Ошалев от качки, от морской болезни, от тоски и презрения к себе, на рассвете сполз Луза с койки, смутно думая о самоубийстве, но, выйдя на палубу, увидел далекий берег. Силы сразу вернулись к нему.
Михаил Семенович уже стоял на узком мостике, следя за рыбачьими сейнерами.
– Ничего работают! – крикнул он Лузе. – Молодцы!
Открывалась чистая, изящная бухта Славянки.
Выпив чаю у предисполкома, немедленно поехали по колхозам.
Дороги только предполагались, но районщик довольно подробно объяснил их будущий вид, чем привел в восторг Михаила Семеновича.
Ехали не спеша, километров двенадцать в час, тащили машины на руках и часто отдыхали на траве у дороги.
– Как это ты себе позволяешь такой беспорядок? – качал головой Луза, неодобрительно глядя на Михаила Семеновича, распахнувшего шинель. – А еще ответственное лицо!
– Какой беспорядок? А что? – спрашивал Михаил Семенович, лежа на траве в расстегнутой шинели.
Лицо Михаила Семеновича выражало довольство.

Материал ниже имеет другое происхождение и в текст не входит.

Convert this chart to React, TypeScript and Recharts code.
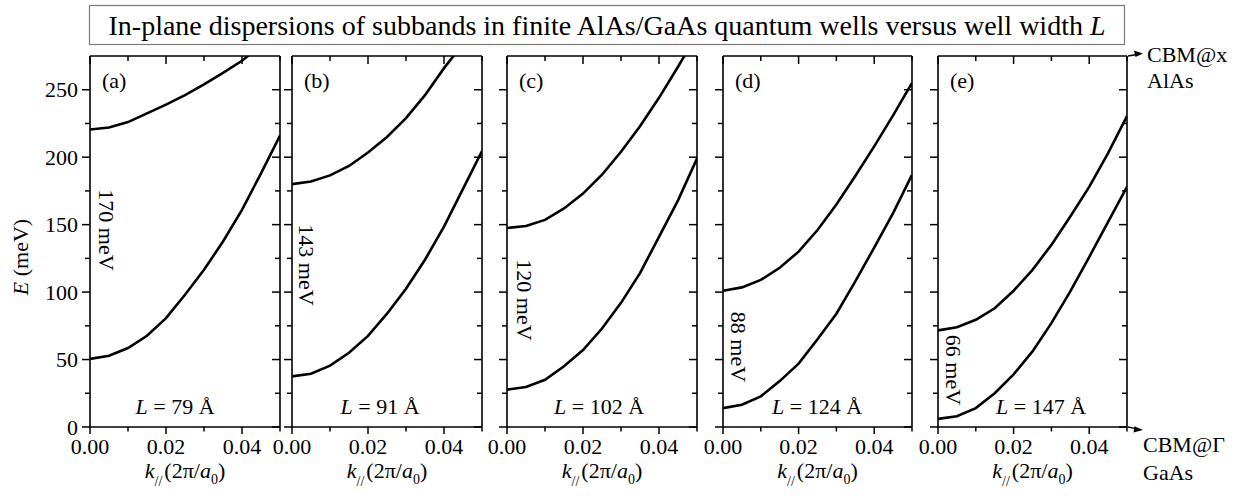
import React from 'react';
import { LineChart, Line, XAxis, YAxis } from 'recharts';

// in-plane wave vector k (2π/a0)
const kValues = [0, 0.005, 0.01, 0.015, 0.02, 0.025, 0.03, 0.035, 0.04, 0.045, 0.05];

// subband energies (meV), upper and lower subband per well
const upperA = [220.5, 222, 226, 232.5, 239, 246, 254, 262.5, 271.5, 283, 295];
const lowerA = [50.5, 52.8, 58.5, 67.6, 80.7, 98, 116.5, 137.5, 161, 188, 216];
const upperB = [180, 182, 186.5, 193.5, 203.5, 215, 229, 246, 266, 284, 302];
const lowerB = [37.5, 39.5, 45.5, 55, 67.5, 84, 102.5, 124, 148.5, 176.5, 204.5];
const upperC = [147.5, 149, 153.5, 162, 173, 187, 204, 223, 244, 267, 291];
const lowerC = [27.7, 29.6, 35, 45, 57, 73, 92, 114, 141, 168, 199];
const upperD = [101, 103.5, 109, 118, 130, 146, 165, 186, 208, 231, 255];
const lowerD = [14, 16.5, 22.7, 34, 47, 65, 84, 108, 133, 158.5, 187];
const upperE = [71.6, 74, 79.5, 88, 101, 116.5, 135, 156, 178, 203, 230.5];
const lowerE = [6, 8, 14, 25, 39, 56, 77, 100.5, 126, 152, 178];

const panelLetters = ['a', 'b', 'c', 'd', 'e'];
const wellWidths = [79, 91, 102, 124, 147];
const gapLabels = [170, 143, 120, 88, 66];

const xTicks = [0, 0.01, 0.02, 0.03, 0.04, 0.05];
const yTicks = [0, 25, 50, 75, 100, 125, 150, 175, 200, 225, 250];

const uppers = [upperA, upperB, upperC, upperD, upperE];
const lowers = [lowerA, lowerB, lowerC, lowerD, lowerE];

const rows = kValues.map((k, j) => {
    const row: Record<string, number> = { k };
    uppers.forEach((s, i) => { row[`u${i}`] = s[j]; });
    lowers.forEach((s, i) => { row[`l${i}`] = s[j]; });
    return row;
});

// layout (pixels)
const plotLeft = [90, 292, 507, 723, 938];
const plotWidth = [190, 190, 190, 189, 189];
const plotTop = 56;
const plotBottom = 427;
const H = 496;
const gapPos = [[106, 230], [306, 265], [524, 300], [738, 347], [953, 370]];
const wellLabelX = [175, 380, 599, 817, 1041];

const FONT = "'Liberation Serif', 'Times New Roman', serif";
const BLACK = '#000';

const LeftTick = ({ x, y, payload, showLabel }: any) => {
    const v = payload.value;
    const major = v % 50 === 0;
    const len = major ? 8 : 5;
    return (
        <g>
            <line x1={x} y1={y} x2={x - len} y2={y} stroke={BLACK} strokeWidth={1.5} />
            {showLabel && major && (
                <text x={x - 12} y={y + 7.5} textAnchor="end" fontSize={22} fontFamily={FONT} fill={BLACK}>
                    {v}
                </text>
            )}
        </g>
    );
};

const RightTick = ({ x, y, payload }: any) => {
    const len = payload.value % 50 === 0 ? 8 : 5;
    return <line x1={x} y1={y} x2={x - len} y2={y} stroke={BLACK} strokeWidth={1.5} />;
};

const isMajorK = (v: number) => {
    const idx = Math.round(v / 0.01);
    return idx % 2 === 0 && idx < 5;
};

const TopTick = ({ x, y, payload }: any) => {
    const len = isMajorK(payload.value) ? 8 : 5;
    return <line x1={x} y1={y} x2={x} y2={y + len} stroke={BLACK} strokeWidth={1.5} />;
};

const BottomTick = ({ x, y, payload }: any) => {
    const major = isMajorK(payload.value);
    const len = major ? 7 : 4.5;
    return (
        <g>
            <line x1={x} y1={y} x2={x} y2={y + len} stroke={BLACK} strokeWidth={1.5} />
            {major && (
                <text x={x} y={y + 27} textAnchor="middle" fontSize={22} fontFamily={FONT} fill={BLACK}>
                    {payload.value.toFixed(2)}
                </text>
            )}
        </g>
    );
};

const frame = { stroke: BLACK, strokeWidth: 1.6 };

const Panel = ({ i }: { i: number }) => {
    const leftPad = i === 0 ? 90 : 30;
    const rightPad = 12;
    const w = plotWidth[i];
    return (
        <div style={{ position: 'absolute', left: plotLeft[i] - leftPad, top: 0 }}>
            <LineChart
                width={leftPad + w + rightPad}
                height={H}
                data={rows}
                margin={{ top: plotTop - 1, right: rightPad - 1, bottom: 0, left: 0 }}
            >
                <XAxis
                    xAxisId="bottom"
                    orientation="bottom"
                    dataKey="k"
                    type="number"
                    domain={[0, 0.05]}
                    allowDataOverflow
                    ticks={xTicks}
                    interval={0}
                    height={H - plotBottom}
                    tickSize={0}
                    tickMargin={0}
                    tickLine={false}
                    axisLine={frame}
                    tick={BottomTick}
                />
                <XAxis
                    xAxisId="top"
                    orientation="top"
                    dataKey="k"
                    type="number"
                    domain={[0, 0.05]}
                    allowDataOverflow
                    ticks={xTicks}
                    interval={0}
                    height={1}
                    tickSize={0}
                    tickMargin={0}
                    tickLine={false}
                    axisLine={frame}
                    tick={TopTick}
                />
                <YAxis
                    yAxisId="left"
                    type="number"
                    domain={[0, 275]}
                    allowDataOverflow
                    ticks={yTicks}
                    interval={0}
                    width={leftPad}
                    tickSize={0}
                    tickMargin={0}
                    tickLine={false}
                    axisLine={frame}
                    tick={(p: any) => <LeftTick {...p} showLabel={i === 0} />}
                />
                <YAxis
                    yAxisId="right"
                    orientation="right"
                    type="number"
                    domain={[0, 275]}
                    allowDataOverflow
                    ticks={yTicks}
                    interval={0}
                    width={1}
                    tickSize={0}
                    tickMargin={0}
                    tickLine={false}
                    axisLine={frame}
                    tick={RightTick}
                />
                <Line
                    xAxisId="bottom"
                    yAxisId="left"
                    type="linear"
                    dataKey={`u${i}`}
                    stroke={BLACK}
                    strokeWidth={2.6}
                    dot={false}
                    isAnimationActive={false}
                />
                <Line
                    xAxisId="bottom"
                    yAxisId="left"
                    type="linear"
                    dataKey={`l${i}`}
                    stroke={BLACK}
                    strokeWidth={2.6}
                    dot={false}
                    isAnimationActive={false}
                />
            </LineChart>
        </div>
    );
};

const App: React.FC = () => {
    return (
        <div
            style={{
                position: 'absolute',
                left: 0,
                top: 0,
                width: 1236,
                height: H,
                background: '#fff',
                fontFamily: FONT,
                overflow: 'hidden',
            }}
        >
            {panelLetters.map((_, i) => (
                <Panel key={i} i={i} />
            ))}
            <svg
                width={1236}
                height={H}
                style={{ position: 'absolute', left: 0, top: 0, pointerEvents: 'none' }}
                fontFamily={FONT}
                fill={BLACK}
            >
                <rect x={89.5} y={5.5} width={1035} height={39} fill="none" stroke="#7a7a7a" strokeWidth={1.2} />
                <text x={607} y={35} textAnchor="middle" fontSize={28}>
                    In-plane dispersions of subbands in finite AlAs/GaAs quantum wells versus well width{' '}
                    <tspan fontStyle="italic">L</tspan>
                </text>

                <text x={28} y={257} textAnchor="middle" fontSize={22} transform="rotate(-90 28 257)">
                    <tspan fontStyle="italic">E</tspan> (meV)
                </text>

                {panelLetters.map((letter, i) => {
                    const cx = plotLeft[i] + plotWidth[i] / 2;
                    const [gx, gy] = gapPos[i];
                    return (
                        <g key={letter}>
                            <text x={plotLeft[i] + 12} y={88} fontSize={22}>
                                ({letter})
                            </text>
                            <text x={wellLabelX[i]} y={414} textAnchor="middle" fontSize={22}>
                                <tspan fontStyle="italic">L</tspan> = {wellWidths[i]} Å
                            </text>
                            <text
                                x={gx - 7}
                                y={gy}
                                textAnchor="middle"
                                fontSize={22}
                                transform={`rotate(90 ${gx - 7} ${gy})`}
                            >
                                {gapLabels[i]} meV
                            </text>
                            <text x={cx} y={478} textAnchor="middle" fontSize={22}>
                                <tspan fontStyle="italic">k</tspan>
                                <tspan fontSize={14} dy={8}>//</tspan>
                                <tspan dy={-8} dx={2}>(2π/</tspan>
                                <tspan fontStyle="italic">a</tspan>
                                <tspan fontSize={14} dy={6}>0</tspan>
                                <tspan dy={-6}>)</tspan>
                            </text>
                        </g>
                    );
                })}

                <line x1={1128} y1={56} x2={1137} y2={54.5} stroke={BLACK} strokeWidth={1.3} />
                <polygon points="1143,53.5 1134,50.5 1135.5,57" fill={BLACK} />
                <text x={1147} y={62} fontSize={22}>CBM@x</text>
                <text x={1147} y={88} fontSize={22}>AlAs</text>

                <line x1={1128} y1={427} x2={1137} y2={428.8} stroke={BLACK} strokeWidth={1.3} />
                <polygon points="1143,430 1134.5,426.2 1133.5,432.6" fill={BLACK} />
                <text x={1143} y={452} fontSize={22}>CBM@Γ</text>
                <text x={1143} y={480} fontSize={22}>GaAs</text>
            </svg>
        </div>
    );
};

export default App;
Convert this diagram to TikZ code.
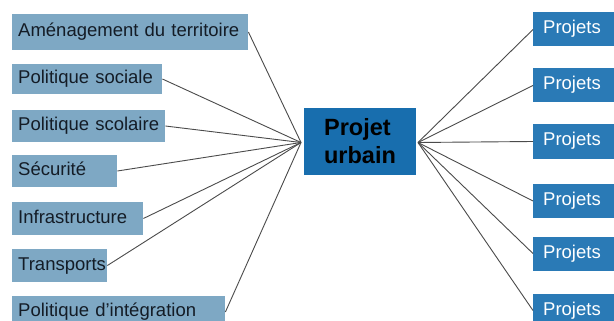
\documentclass[tikz,border=0pt]{standalone}
\usepackage{fontspec}
\setmainfont{Liberation Sans}
\definecolor{themeblue}{RGB}{126,168,196}
\definecolor{hubblue}{RGB}{24,110,174}
\definecolor{projblue}{RGB}{42,122,182}
\definecolor{edgegray}{RGB}{75,75,75}
\definecolor{textdark}{RGB}{20,28,38}

\begin{document}
\begin{tikzpicture}
        [x=1pt, y=-1pt,
        theme/.style={fill=themeblue, anchor=west, minimum height=33pt, inner xsep=6pt, inner ysep=0pt,
          text=textdark, align=left, text height=13pt, text depth=4pt, font=\fontsize{18.5}{22}\selectfont},
        projet/.style={fill=projblue, anchor=west, minimum height=34pt, inner xsep=10pt, inner ysep=0pt,
          text=white, align=left, text width=70pt, text height=13pt, text depth=4pt, font=\fontsize{18.5}{22}\selectfont},
        hub/.style={fill=hubblue, minimum width=112pt, minimum height=67pt, inner sep=0pt,
          text=black, align=left, font=\fontsize{23.5}{28}\selectfont\bfseries},
        edge/.style={edgegray, line width=0.9pt}]

        \useasboundingbox (0,0) rectangle (614,321);
        \clip (0,0) rectangle (614,321);
        \fill[white] (0,0) rectangle (614,321);

        % themes on the left
        \node[theme, text width=224pt, minimum height=36pt] (amenag) at (12, 32) {Aménagement du territoire};
        \node[theme, text width=138pt, minimum height=30pt] (social) at (12, 79) {Politique sociale};
        \node[theme, text width=141pt, minimum height=32pt] (scolaire) at (12, 126) {Politique scolaire};
        \node[theme, text width=93pt, minimum height=32pt] (securite) at (12, 171) {Sécurité};
        \node[theme, text width=119pt] (infra) at (12, 218.5) {Infrastructure};
        \node[theme, text width=83pt] (transports) at (12, 265.5) {Transports};
        \node[theme, text width=201pt] (integration) at (12, 312) {Politique d'intégration};

        % central project
        \node[hub] (urbain) at (360, 141.5) {Projet\\urbain};
        \coordinate (hubL) at (301, 142.5);
        \coordinate (hubR) at (418, 142.5);

        % projects on the right
        \node[projet] (p1) at (533, 29.5) {Projets};
        \node[projet] (p2) at (533, 85.5) {Projets};
        \node[projet] (p3) at (533, 141.5) {Projets};
        \node[projet] (p4) at (533, 201) {Projets};
        \node[projet] (p5) at (533, 253.5) {Projets};
        \node[projet] (p6) at (533, 310.5) {Projets};

        % connectors
        \draw[edge] (amenag.east) -- (hubL);
        \draw[edge] (social.east) -- (hubL);
        \draw[edge] (scolaire.east) -- (hubL);
        \draw[edge] (securite.east) -- (hubL);
        \draw[edge] (infra.east) -- (hubL);
        \draw[edge] (transports.east) -- (hubL);
        \draw[edge] (integration.east) -- (hubL);

        \draw[edge] (hubR) -- (p1.west);
        \draw[edge] (hubR) -- (p2.west);
        \draw[edge] (hubR) -- (p3.west);
        \draw[edge] (hubR) -- (p4.west);
        \draw[edge] (hubR) -- (p5.west);
        \draw[edge] (hubR) -- (p6.west);

\end{tikzpicture}
\end{document}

– Сколько раз в году так мотаешься?
Он склонен сделать выговор за небережливость к себе, но Михаил Семенович отвечает виновато:
– Я? Маловато, Вася. Ну, вырвешься на посевную, на рыбу выскочишь, на уборочную, слетаешь разок на стройки, на лесосплав съездишь, на сою, на рис… Да разве это дело?..
По дороге заглянули на стекольный завод инвалидной артели. Он стоял меж сопок, в стороне от жилья. Инвалиды делали стаканы из зеленого бутылочного стекла, из боя.